The UK is assuredly not addressing it. The Government is pushing through the fastest fiscal retrenchment in the developed world seemingly in the belief that public debt is nearing a critical threshold, or judging that mid-sized open economies with big trade deficits cannot take risks.
"It is a rerun of the 2010 panic, but without the rhetoric. I don't see how they are going to build a working class coalition like this," he said.
The arguments over austerity have never been settled. There is a persuasive case that a fiscal squeeze at the wrong moment and at the wrong therapeutic dose is counter-productive on its own terms. It does not lower the debt ratio more than would otherwise occur, leaving aside the lost economic growth and social misery caused along the way.
America is doing its own variant of austerity-lite, swinging abruptly from eye-watering deficits to a negative fiscal impulse, but not because the White House has chosen to do so. Joe Biden cannot get his spending packages through Congress.
Prof Tooze said the Rooseveltian $6 trillion New Deal proclaimed during those hubristic halcyon days of early Bidenism have sputtered out.
"It’s completely collapsed. The Democrats are going to face a massive defeat in the midterms this autumn, and they'll have trouble holding the White House," he said.
"All they have really done is the Recovery Act, which is really just sending out cheques, and a bit of infrastructure. In the end, Biden is going to achieve less than Obama," he said.
He does not buy the line that America is roaring back at the head of a resurgent West, even if the autocracies have suffered a crushing reverse over recent months. “I see America as the huge weak link," he said.
He broadly subscribes to the Fukuyama thesis that the American body politic is by now so rotten within, so riddled with the cancer of identity politics that it is developing a paranoid loser's view of the world. The storming of Congress was not so much an aberration under this schema, but rather the character of modern America.
His opinion is pertinent since one of his early classics, The Deluge: The Great War and the Making of the Global Order, 1916-1931, was about the rise of America as the global hegemon.
Another of his books, The Wages of Destruction: The Making and Breaking of the Nazi Economy, is about the failed attempt by the authoritarians to hurl themselves against this Anglo-Saxon domination.
Prof Tooze blames the disintegration of Sino-US ties largely on American petulance, describing China's sins of copyright theft and piracy as the methods of catch-up economies through the ages.
"The escalation was driven by an American backlash. What the US has done on microchips and technology is basically a declaration of war on China. Taking down Huawei was a spectacular act of aggression.”
Nor does he accept that China is falling into the middle income trap. It will recover from the housing bubble, the tech crash, and zero-Covid, because the fundamentals remain intact.

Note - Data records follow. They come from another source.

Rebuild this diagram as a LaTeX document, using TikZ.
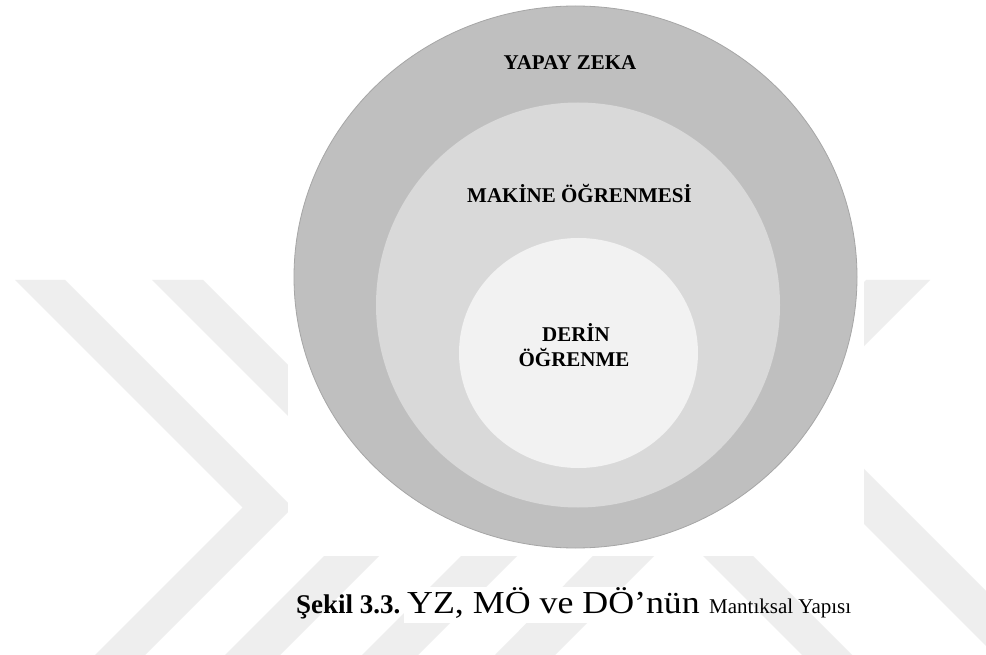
\documentclass[tikz,border=0pt]{standalone}
\usepackage{fontspec}
\usepackage{graphicx}
\usetikzlibrary{shapes.geometric}
\setmainfont{Liberation Serif}
\definecolor{ringA}{HTML}{BFBFBF}
\definecolor{ringB}{HTML}{D9D9D9}
\definecolor{ringC}{HTML}{F2F2F2}
\definecolor{ringedge}{HTML}{A6A6A6}
\definecolor{wmark}{HTML}{EEEEEE}
\tikzset{
  band/.style={fill=wmark, draw=none},
  settext/.style={font=\bfseries\fontsize{21}{25}\selectfont, anchor=base, inner sep=0pt},
  captext/.style={anchor=base west, inner sep=0pt}
}
\begin{document}
\begin{tikzpicture}[x=1pt, y=-1pt]
\useasboundingbox (0,0) rectangle (986,655);
\fill[white] (0,0) rectangle (986,655);
% background ribbons
\begin{scope}
\clip (0,280) rectangle (986,655);
\fill[band] (15,280) -- (65,280) -- (292.5,507.5) -- (145,655) -- (95,655) -- (242.5,507.5) -- cycle;
\fill[band] (152,280) -- (203,280) -- (429,506) -- (280,655) -- (225,655) -- (376,504) -- cycle;
\fill[band] (537,480) -- (593,480) -- (418,655) -- (362,655) -- cycle;
\fill[band] (866,280) -- (930,280) -- (555,655) -- (495,655) -- cycle;
\fill[band] (627,480) -- (677,480) -- (852,655) -- (802,655) -- cycle;
\fill[band] (640,300) -- (695,300) -- (1050,655) -- (995,655) -- cycle;
\end{scope}
% figure panel
\fill[white] (288,0) rectangle (864,556);
% nested sets
\node[ellipse, minimum width=563pt, minimum height=542pt, fill=ringA, draw=ringedge, line width=0.8pt, inner sep=0pt] (yz) at (575.5,277) {};
\node[ellipse, minimum width=404pt, minimum height=405pt, fill=ringB, inner sep=0pt] (mo) at (578,305) {};
\node[ellipse, minimum width=239pt, minimum height=230pt, fill=ringC, inner sep=0pt] (do) at (578.5,353) {};
\node[settext] (yzt) at (570,70) {YAPAY ZEKA};
\node[settext] (mot) at (579.5,203) {MAKİNE ÖĞRENMESİ};
\node[settext] (dot1) at (576,341.5) {DERİN};
\node[settext] (dot2) at (574,366) {ÖĞRENME};
% caption
\fill[white] (404,587) rectangle (704,623);
\node[captext, font=\bfseries\fontsize{27}{31}\selectfont] (c1) at (296,613) {Şekil 3.3.};
\node[captext, font=\fontsize{32}{36}\selectfont] (c2) at (407,613) {\scalebox{1.12}[1]{YZ, MÖ ve DÖ’nün}};
\node[captext, font=\fontsize{21}{24}\selectfont] (c3) at (709,613) {Mantıksal Yapısı};
\end{tikzpicture}
\end{document}
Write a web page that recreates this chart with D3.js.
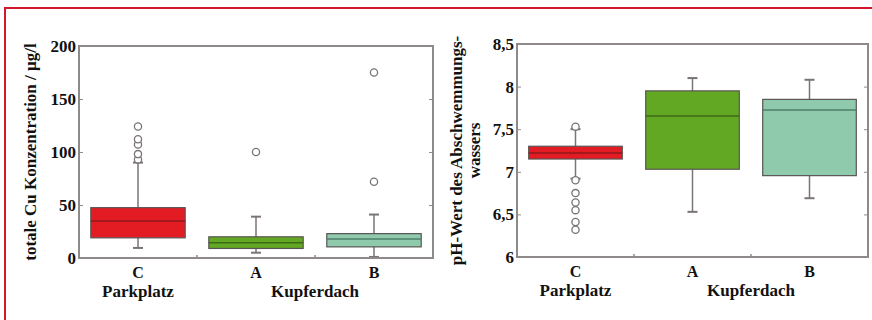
<!DOCTYPE html>
<html>
<head>
<meta charset="utf-8">
<script src="https://cdn.jsdelivr.net/npm/d3@7"></script>
<style>
  body { margin: 0; background: #fff; }
  svg { display: block; }
  text { font-family: "Liberation Serif", "Times New Roman", serif; font-weight: bold; fill: #111; }
</style>
</head>
<body>
<div id="chart"></div>
<script>
// Categories and groups
var categories = ["C", "A", "B"];
var groups = [
  {name: "Parkplatz", cats: ["C"]},
  {name: "Kupferdach", cats: ["A", "B"]}
];
var boxColors = ["#e31b23", "#63a823", "#8ecaab"];
var medianColors = ["#8f1a1c", "#3d6a1a", "#4f7f6a"];

// Cu concentration (µg/l)
var cuTicks = [0, 50, 100, 150, 200];
var cuLow = [9.5, 5, 1];
var cuQ1 = [19, 9, 10.5];
var cuMedian = [35, 14.5, 18];
var cuQ3 = [47.5, 20, 23];
var cuHigh = [90, 39, 41];
var cuOutliers = [[93, 98, 107, 112, 124], [100], [72, 175]];

// pH value
var phTicks = [6, 6.5, 7, 7.5, 8, 8.5];
var phLow = [6.92, 6.53, 6.69];
var phQ1 = [7.15, 7.03, 6.955];
var phMedian = [7.22, 7.655, 7.725];
var phQ3 = [7.3, 7.95, 7.85];
var phHigh = [7.5, 8.1, 8.08];
var phOutliers = [[6.32, 6.41, 6.55, 6.64, 6.75, 6.9, 7.53], [], []];

var svg = d3.select("#chart")
  .append("svg")
    .attr("width", 872)
    .attr("height", 320);

// red frame round the figure
svg.append("rect")
  .attr("x", 5).attr("y", 8)
  .attr("width", 900).attr("height", 400)
  .attr("fill", "none")
  .attr("stroke", "#d2192b")
  .attr("stroke-width", 2);

var comma = d3.formatLocale({decimal: ",", thousands: ".", grouping: [3], currency: ["", "€"]});

function drawBox(opt) {
  var x = d3.scaleBand().domain(categories).range([opt.left, opt.right]).padding(0);
  var y = d3.scaleLinear().domain(opt.domain).range([opt.bottom, opt.top]);
  var g = svg.append("g");
  var bw = x.bandwidth() * 0.8;

  var stats = categories.map(function(c, i) {
    return {cat: c, i: i, low: opt.low[i], q1: opt.q1[i], med: opt.med[i],
            q3: opt.q3[i], high: opt.high[i], out: opt.out[i]};
  });

  var box = g.selectAll("g.box").data(stats).enter().append("g").attr("class", "box");
  var cx = function(d) { return x(d.cat) + x.bandwidth() / 2; };

  // whiskers
  box.append("line")
    .attr("x1", cx).attr("x2", cx)
    .attr("y1", function(d) { return y(d.low); })
    .attr("y2", function(d) { return y(d.high); })
    .attr("stroke", "#7a7474").attr("stroke-width", 1.5);
  ["low", "high"].forEach(function(k) {
    box.append("line")
      .attr("x1", function(d) { return cx(d) - 5; })
      .attr("x2", function(d) { return cx(d) + 5; })
      .attr("y1", function(d) { return y(d[k]); })
      .attr("y2", function(d) { return y(d[k]); })
      .attr("stroke", "#7a7474").attr("stroke-width", 2);
  });

  box.append("rect")
    .attr("x", function(d) { return cx(d) - bw / 2; })
    .attr("width", bw)
    .attr("y", function(d) { return y(d.q3); })
    .attr("height", function(d) { return y(d.q1) - y(d.q3); })
    .attr("fill", function(d) { return boxColors[d.i]; })
    .attr("stroke", "#5a5555").attr("stroke-width", 1.2);

  box.append("line")
    .attr("x1", function(d) { return cx(d) - bw / 2; })
    .attr("x2", function(d) { return cx(d) + bw / 2; })
    .attr("y1", function(d) { return y(d.med); })
    .attr("y2", function(d) { return y(d.med); })
    .attr("stroke", function(d) { return medianColors[d.i]; })
    .attr("stroke-width", 1.5);

  box.selectAll("circle")
    .data(function(d) { return d.out.map(function(v) { return {cat: d.cat, v: v}; }); })
    .enter().append("circle")
      .attr("cx", cx)
      .attr("cy", function(d) { return y(d.v); })
      .attr("r", 3.6)
      .attr("fill", "#fff")
      .attr("stroke", "#7a7474")
      .attr("stroke-width", 1.3);

  // axes with inward ticks
  var fmt = opt.format;
  var yl = g.append("g").attr("transform", "translate(" + opt.left + ",0)")
    .call(d3.axisLeft(y).tickValues(opt.ticks).tickFormat(fmt).tickSizeInner(-4).tickSizeOuter(0).tickPadding(3));
  yl.select(".domain").remove();
  yl.selectAll("line").attr("stroke", "#8e8a8a");
  yl.selectAll("text").style("font-size", "17px").attr("fill", "#111");

  var yr = g.append("g").attr("transform", "translate(" + opt.right + ",0)")
    .call(d3.axisRight(y).tickValues(opt.ticks.slice(1, -1)).tickFormat("").tickSizeInner(-4).tickSizeOuter(0));
  yr.select(".domain").remove();
  yr.selectAll("line").attr("stroke", "#8e8a8a");

  // small ticks at the band boundaries
  g.selectAll("line.bt").data(categories.slice(1)).enter().append("line")
    .attr("class", "bt")
    .attr("x1", function(c) { return x(c); })
    .attr("x2", function(c) { return x(c); })
    .attr("y1", opt.bottom).attr("y2", opt.bottom - 3)
    .attr("stroke", "#8e8a8a").attr("stroke-width", 1.5);

  g.append("rect")
    .attr("x", opt.left).attr("y", opt.top)
    .attr("width", opt.right - opt.left).attr("height", opt.bottom - opt.top)
    .attr("fill", "none").attr("stroke", "#8e8a8a").attr("stroke-width", 2);

  // category labels
  g.selectAll("text.cat").data(categories).enter().append("text")
    .attr("class", "cat")
    .attr("x", function(c) { return x(c) + x.bandwidth() / 2; })
    .attr("y", opt.bottom + 20)
    .attr("text-anchor", "middle")
    .style("font-size", "16px")
    .text(function(c) { return c; });

  g.selectAll("text.grp").data(groups).enter().append("text")
    .attr("class", "grp")
    .attr("x", function(gr) {
      return d3.mean(gr.cats, function(c) { return x(c) + x.bandwidth() / 2; });
    })
    .attr("y", opt.bottom + 39)
    .attr("text-anchor", "middle")
    .style("font-size", "17px")
    .text(function(gr) { return gr.name; });

  // y label
  var mid = (opt.top + opt.bottom) / 2;
  opt.ylabel.forEach(function(line, k) {
    g.append("text")
      .attr("transform", "translate(" + opt.ylabelX[k] + "," + mid + ")rotate(-90)")
      .attr("text-anchor", "middle")
      .style("font-size", "17px")
      .text(line);
  });
}

drawBox({
  left: 79, right: 433, top: 46, bottom: 258,
  domain: [0, 200], ticks: cuTicks, format: d3.format("d"),
  low: cuLow, q1: cuQ1, med: cuMedian, q3: cuQ3, high: cuHigh, out: cuOutliers,
  ylabel: ["totale Cu Konzentration / µg/l"], ylabelX: [36]
});

drawBox({
  left: 517, right: 868, top: 44, bottom: 257,
  domain: [6, 8.5], ticks: phTicks, format: comma.format(","),
  low: phLow, q1: phQ1, med: phMedian, q3: phQ3, high: phHigh, out: phOutliers,
  ylabel: ["pH-Wert des Abschwemmungs-", "wassers"], ylabelX: [462, 480]
});
</script>
</body>
</html>
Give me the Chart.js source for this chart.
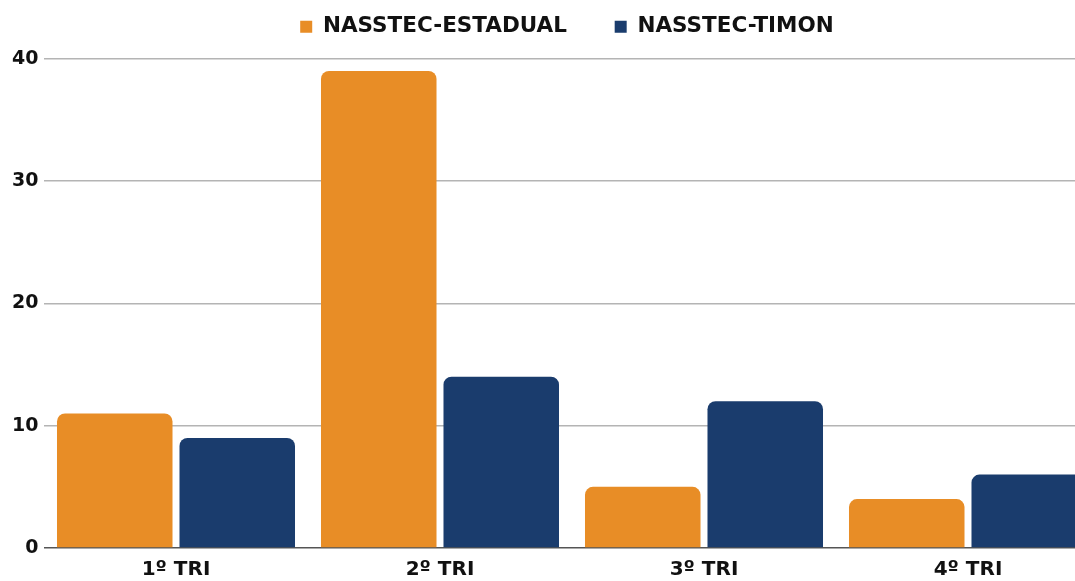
<!DOCTYPE html>
<html>
<head>
<meta charset="utf-8">
<script src="https://cdn.jsdelivr.net/npm/chart.js@4"></script>
<style>
  html, body { margin: 0; padding: 0; background: #fff; overflow: hidden; }
  #wrap { width: 1100px; height: 581px; }
</style>
</head>
<body>
<div id="wrap"><canvas id="chart-canvas"></canvas></div>
<script>
let labels = ["1º TRI", "2º TRI", "3º TRI", "4º TRI"];
let estadual = [11, 39, 5, 4];
let timon = [9, 14, 12, 6];
let y_ticks = [0, 10, 20, 30, 40];

let ORANGE = "#e88d26";
let BLUE = "#1a3c6d";
let FONT = "'DejaVu Sans', sans-serif";

function createChart() {
  new Chart(document.getElementById("chart-canvas"), {
    type: "bar",
    data: {
      labels: labels,
      datasets: [
        {
          label: "NASSTEC-ESTADUAL",
          data: estadual,
          backgroundColor: ORANGE,
          borderRadius: 8,
          borderSkipped: "start",
        },
        {
          label: "NASSTEC-TIMON",
          data: timon,
          backgroundColor: BLUE,
          borderRadius: 8,
          borderSkipped: "start",
        },
      ],
    },
    options: {
      responsive: true,
      maintainAspectRatio: false,
      animation: false,
      layout: { padding: { left: 34, right: 0, top: -5, bottom: 0 } },
      datasets: {
        bar: { categoryPercentage: 0.928, barPercentage: 0.943 },
      },
      plugins: {
        legend: {
          display: true,
          position: "top",
          labels: {
            color: "#111",
            font: { family: FONT, size: 21.5, weight: "bold" },
            boxWidth: 12,
            boxHeight: 12,
            padding: 21,
            generateLabels: (chart) => {
              let items = Chart.defaults.plugins.legend.labels.generateLabels(chart);
              // extra gap between the two legend entries
              items[0].text = items[0].text + "   \u2009";
              return items;
            },
          },
        },
        // empty title, only used as spacing under the legend
        title: {
          display: true,
          text: "",
          weight: 500,
          font: { size: 1 },
          padding: { top: 0, bottom: 10 },
        },
        tooltip: { enabled: false },
      },
      scales: {
        y: {
          min: 0,
          max: 40,
          afterBuildTicks: (axis) => {
            axis.ticks = y_ticks.map((v) => ({ value: v }));
          },
          afterFit: (axis) => {
            axis.width = 10;
          },
          border: { display: false },
          grid: {
            drawTicks: false,
            color: (ctx) => (ctx.tick && ctx.tick.value == 0 ? "#555" : "#b4b4b4"),
            lineWidth: 1.5,
          },
          ticks: {
            color: "#111",
            mirror: true,
            crossAlign: "far",
            padding: -32,
            font: { family: FONT, size: 19, weight: "bold" },
          },
        },
        x: {
          border: { display: false },
          grid: { display: false },
          afterFit: (axis) => {
            axis.height = 33;
          },
          ticks: {
            color: "#111",
            padding: 2,
            font: { family: FONT, size: 20, weight: "bold" },
          },
        },
      },
    },
  });
}

createChart();
</script>
</body>
</html>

Beijing has invested massively in STEM education — science, technology, engineering, and maths — the foundation disciplines of ascendant nations.
China has escaped the curse of identity politics, albeit by totalitarian means. It has the incalculable resource of what Hegel called "disposition" or what we might call patriotism. "China can call on all its citizens and mobilise the flows of labour in ways that almost no other country can," he said.
This is not, on balance, my view. I think the US will again heal itself and that China’s sorpasso will fall short as the country succumbs to Japanification and slowly fades into old age. But there is a high risk that Prof Tooze’s deep pessimism on America may be all too close to the mark.